In dem heissen, trockenen Wüstenklima verwitterte ein Gebirge. Der Gesteinsschutt wurde durch Starkniederschläge talwärts gespült und in weiten Senken abgelagert. Daraus entstand auch das Rotliegende mit seinen perfekten, grünlich-grauen Kreisen.

Durch die Reaktion von Eisenteilchen mit Sauerstoff – eine Art Rostbildung – wurde das Gestein rot gefärbt. In den Kreisen, Reduktionshöfe genannt, ist dieser Vorgang aber durch einen komplexen chemischen Vorgang rückgängig gemacht worden. Dabei dürften die Erzminerale im Zentrum der Höfe der Auslöser gewesen sein. Diese Erze sind oft als schwarzer Punkt sichtbar. Darin wurden Spuren von Nickel, Kupfer, Cobalt, Uran, Vanadium, Arsen, Silber, Blei und Schwefel gefunden.

Harter «Tortenboden» am Rhein


Alle Gesteinsschichten der Nordschweiz liegen auf einem Sockel: dem harten, kristallinen Grundgebirge. Es ist wie ein «Tortenboden», auf dem diese Schichten aufliegen. Entstanden ist der Boden unter anderem aus Magma, das langsam abkühlte und erstarrte – eben kristallisierte.
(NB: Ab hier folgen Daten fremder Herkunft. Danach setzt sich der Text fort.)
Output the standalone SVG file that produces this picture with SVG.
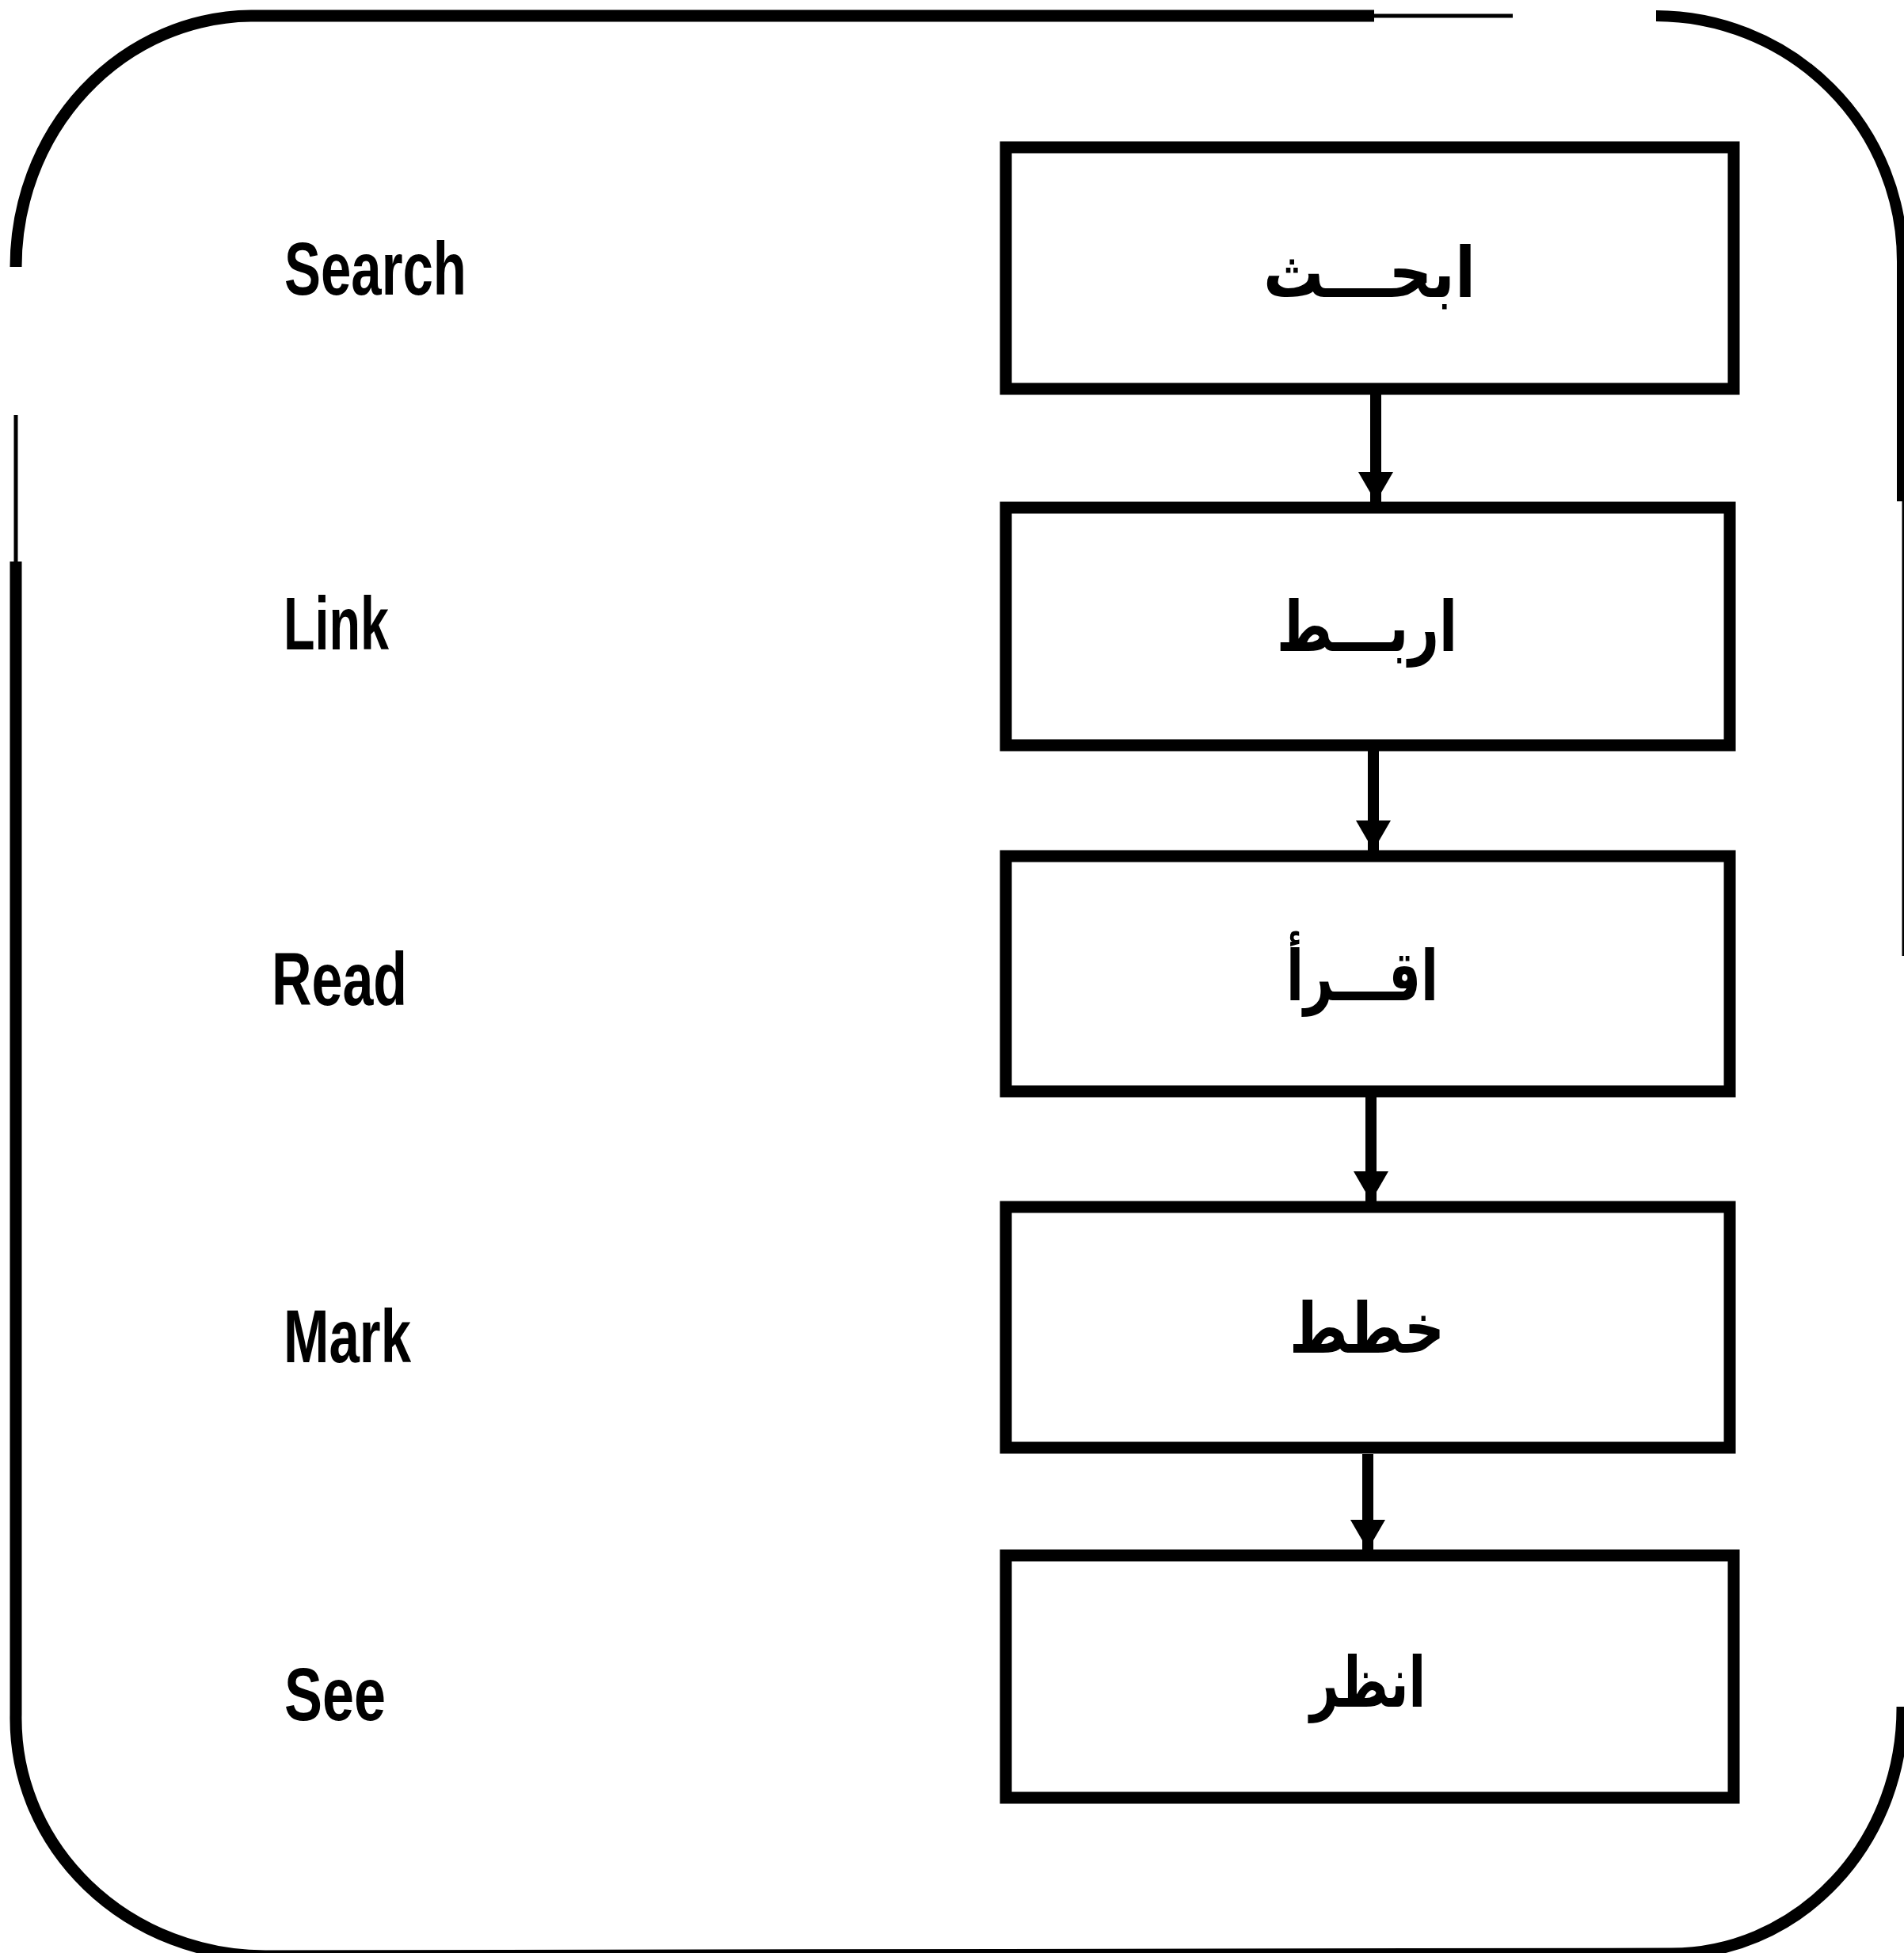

Das Grundgebirge der Nordschweiz ist Teil der eurasischen Kontinentalplatte, die südwärts unter die Alpen abtaucht. Im Mittelland ist es nur in Laufenburg (AG) an der Erdoberfläche sichtbar. Dort durchbricht der Rhein dieses Gebirge, das sich nördlich davon als Schwarzwald-Massiv erhebt. Der «Tortenboden» ist weit über 300 Millionen Jahre alt.